The film is based on an early novel by Yukio Mishima so I went out and bought the novel and read it after seeing the movie and I then watched the movie again. I loved the book (I’m a fan of Mishima) and the film is as intriguing a literary adaptation as I’ve seen in a long time. While Etsuko’s often conflicting desires and the resulting emotional turmoil are laid out via sections devoted to her narration in the book, a lot of it is conveyed in the film by closeups of her and shots of the landscape of the world in this isolated villa as seen through her eyes. It uses cinematic means to get inside her head, including her occasional voice-over narration. This film is set in a much more insular world than that of Kurahara’s other films and does not have the same relationship to contemporary Japan. In the book, the family histories of the characters played a much larger role and the whole theme of conflict between tradition and modernity in postwar Japan was foregrounded. Here, those aspects are downplayed to focus on Etsuko and her state of mind and the way she relates to the other characters, from the family patriarch and her assorted in-laws to her little niece and nephew and the servants.

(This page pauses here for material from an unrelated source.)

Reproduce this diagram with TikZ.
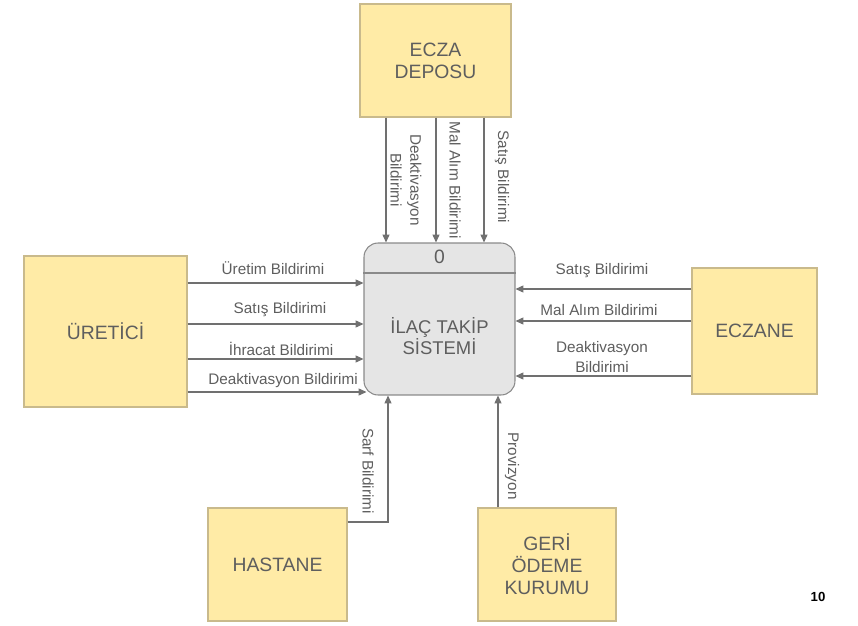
\documentclass[tikz,border=0pt]{standalone}
\usepackage{fontspec}
\setmainfont{Liberation Sans}
\usetikzlibrary{arrows.meta}

\definecolor{kutu}{HTML}{FFEBA6}
\definecolor{kenar}{HTML}{C9BA8C}
\definecolor{surec}{HTML}{E5E5E5}
\definecolor{surecKenar}{HTML}{8A8A8A}
\definecolor{yazi}{HTML}{5E5E5E}
\definecolor{ok}{HTML}{707070}

\begin{document}
\begin{tikzpicture}[
  x=0.02cm, y=-0.02cm,
  entity/.style={draw=kenar, line width=0.6pt, fill=kutu, text=yazi, align=center,
    inner sep=0pt, font=\fontsize{11}{12.5}\selectfont},
  process/.style={draw=surecKenar, line width=0.6pt, fill=surec, rounded corners=0.28cm,
    minimum width=3.02cm, minimum height=3.04cm, inner sep=0pt},
  flow/.style={draw=ok, line width=0.6pt, -{Triangle[length=4.5pt,width=4pt]}},
  lbl/.style={text=yazi, align=center, inner sep=0pt, font=\fontsize{8.7}{11.2}\selectfont}
]
\useasboundingbox (0,0) rectangle (858,625);

% dis varliklar
\node[entity, minimum width=3.02cm, minimum height=2.26cm] (depo) at (435.5,60.5) {ECZA\\DEPOSU};
\node[entity, minimum width=3.26cm, minimum height=3.02cm] (uretici) at (105.5,331.5) {ÜRETİCİ};
\node[entity, minimum width=2.5cm, minimum height=2.52cm] (eczane) at (754.5,331) {ECZANE};
\node[entity, minimum width=2.78cm, minimum height=2.26cm] (hastane) at (277.5,564.5) {HASTANE};
\node[entity, minimum width=2.76cm, minimum height=2.26cm] (sgk) at (547,564.5) {GERİ\\ÖDEME\\KURUMU};

% surec
\node[process] (sistem) at (439.5,319) {};
\draw[surecKenar, line width=0.6pt] (sistem.west |- 0,273) -- (sistem.east |- 0,273);
\node[text=yazi, font=\fontsize{11}{12}\selectfont] (no) at (439.5,257) {0};
\node[text=yazi, align=center, font=\fontsize{10.5}{11.5}\selectfont] (ad) at (439.5,336) {İLAÇ TAKİP\\SİSTEMİ};

% ecza deposu
\draw[flow] (depo.south -| 386,0) -- (sistem.north -| 386,0);
\draw[flow] (depo.south -| 436,0) -- (sistem.north -| 436,0);
\draw[flow] (depo.south -| 484,0) -- (sistem.north -| 484,0);
\node[lbl, rotate=-90] (d1) at (406,180) {Deaktivasyon\\Bildirimi};
\node[lbl, rotate=-90] (d2) at (455,180) {Mal Alım Bildirimi};
\node[lbl, rotate=-90] (d3) at (502,177) {Satış Bildirimi};

% uretici
\draw[flow] (uretici.east |- 0,283) -- (sistem.west |- 0,283);
\draw[flow] (uretici.east |- 0,324) -- (sistem.west |- 0,324);
\draw[flow] (uretici.east |- 0,359) -- (sistem.west |- 0,359);
\draw[flow] (uretici.east |- 0,392) -- ([xshift=0.06cm]sistem.west |- 0,392);
\node[lbl] (u1) at (273,268) {Üretim Bildirimi};
\node[lbl] (u2) at (280,310) {Satış Bildirimi};
\node[lbl] (u3) at (281,349) {İhracat Bildirimi};
\node[lbl] (u4) at (283,381) {Deaktivasyon Bildirimi};

% eczane
\draw[flow] (eczane.west |- 0,289) -- (sistem.east |- 0,289);
\draw[flow] (eczane.west |- 0,321) -- (sistem.east |- 0,321);
\draw[flow] (eczane.west |- 0,376) -- (sistem.east |- 0,376);
\node[lbl] (e1) at (602,271) {Satış Bildirimi};
\node[lbl] (e2) at (599,310) {Mal Alım Bildirimi};
\node[lbl] (e3) at (602,357) {Deaktivasyon\\Bildirimi};

% hastane, geri odeme
\draw[flow] (hastane.east |- 0,522) -| (sistem.south -| 388,0);
\draw[flow] (sgk.north -| 498,0) -- (sistem.south -| 498,0);
\node[lbl, rotate=-90] (h1) at (368,471) {Sarf Bildirimi};
\node[lbl, rotate=-90] (g1) at (512,466) {Provizyon};

\node[font=\bfseries\fontsize{7.5}{9}\selectfont] (sayfa) at (818,597) {10};
\end{tikzpicture}
\end{document}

There are only a few glimpses of the outside world and one clever reference to the “Popeye” cartoon show as broadcast to the household’s two children on an unseen TV set.
For a more detailed write-up on this film and a comparison to the book, please read my review of the film on IMDB:
I would argue that I HATE BUT LOVE and THIRST FOR LOVE are the two films in this box set that should vie for classic status with the better-known contemporary Japanese dramas of the time, such as those by Nagisa Oshima and Mikio Naruse, among others. What I don’t understand is why these and other Kurahara films never played at the Japanese film festivals in New York I’ve attended since the early 1970s. I believe some of them played just a year or two ago at a Nikkatsu film festival in New York that I completely missed. But before that? I don’t recall any mention of them. As it turns out, there was some distribution of at least two of these titles. In Chuck Stephens’ liner notes for THE WARPED ONES, he says this about the film’s distribution history:
- Originally entitled Season of Heat—an intentional echo of the very first sun tribe film, Takumi Furukawa’s 1956 Season of the Sun—The Warped Ones acquired the title by which we know it today in its American rerelease, after first being distributed, dubbed into English and disguised as a sexploitation flick, as The Weird Love Makers (“They do everything!”) through auteur-pornographer Radley Metzger’s Audubon Films in 1963.
According to the American Film Institute Catalog Credit Index, Feature Films, 1961-70, THE WEIRD LOVE MAKERS did indeed get released in the U.S. in 1963. But only two other Kurahara films are listed in that volume: LONGING FOR LOVE and THE HEART OF HIROSHIMA. LONGING FOR LOVE is an alternate title for THIRST FOR LOVE, so it’s evident that it got some play in the U.S., but I can’t determine how much. There are no New York Times reviews for either of the three films, so I doubt there was a New York opening at all.